Suggested Response to the Comprehensive Findings
We find the idea of constructive interaction between regulators and industry personnel to be compelling as a factor in effective regulation. We also acknowledge that many such interactions create either the appearance of a conflict of interest or actual divergent interests that can compromise regulatory effectiveness and public confidence in the integrity of the system. Accordingly, we suggest the following actions in response to the study’s findings:
The conflict-of-interest policies of regulators should be reviewed regularly, and exceptions to these policies should be granted infrequently.
Regulated firms should supplement existing conflict-of-interest policies with language that specifically addresses interactions with regulators.
Regulators and firms should continue ethics training that develops meaningful ethical “muscle memory” and that includes a section on appropriate interaction between regulators and firms.
Regulators and firms should endeavor to provide more transparency in their interactions for public consumption. Audio or video recordings of interactions should be maintained as part of the public record.
- Regulators should be recognized as professionals with compensation that reflects the complexity of their task and the opportunity costs of a career in public service. Appropriate compensation will attract and retain qualified experts with fewer incentives to seek opportunities outside of government.
Since the financial crisis of 2008, numerous commentators in the media and academia, as well as elected officials, have remarked that the crisis was brought on by regulations developed during a long period in which deregulatory initiatives were in favor. These commentators have suggested that deregulation was a result of regulatory capture, an economic theory that suggests “regulation is acquired by the [regulated] industry and is designed and operated primarily for its benefit” (p. 3).1 Moreover, popular opinion holds that subsequent efforts to “fix” the regulation of financial services have been ineffectual or imperfect.
CFA Institute sought to examine perceptions of regulatory capture by soliciting feedback from an international cross section of the financial services industry—incorporating buy- and sell-side professionals, including chief compliance officers, general counsels, compliance consultants, and former regulators in North America, the United Kingdom, and Asia—on what could be done to mitigate the tendency toward regulatory capture. Although viewpoints differed on whether, or the degree to which, regulatory capture exists, interviewees expressed a concern that regulatory reforms and enhancements need to be developed in an environment of cooperation and compromise among elected officials, regulators, and industry professionals.
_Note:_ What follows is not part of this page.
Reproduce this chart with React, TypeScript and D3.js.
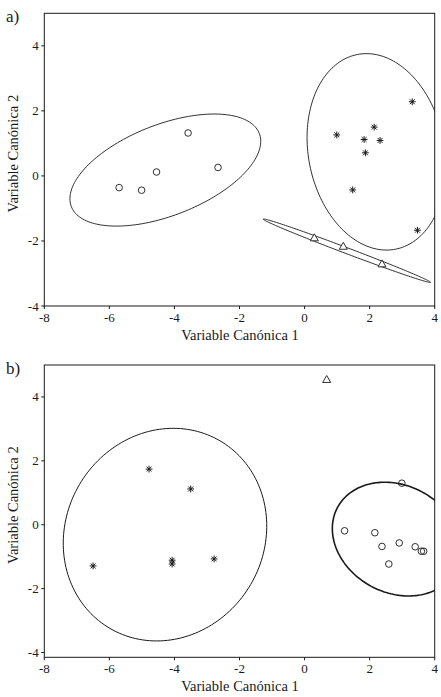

Since the financial crisis, journalists, academics, and populists have tended to view the tight relationships between the industry and regulators as partially responsible for the crisis. Industry professionals expressed concern about future interactions with regulators and offered a number of suggestions to reduce the perceived degree of influence that the industry may have on regulators. Notably, interviewees supported efforts (1) to enhance training at regulatory agencies to develop better institutional knowledge of the operations of and products offered by financial firms, (2) to enhance and increase industry ethics training, (3) to increase pay to encourage longer tenure for agency employees, and (4) to strengthen agencies’ policies regarding ethics and conflicts of interest both during and after government service.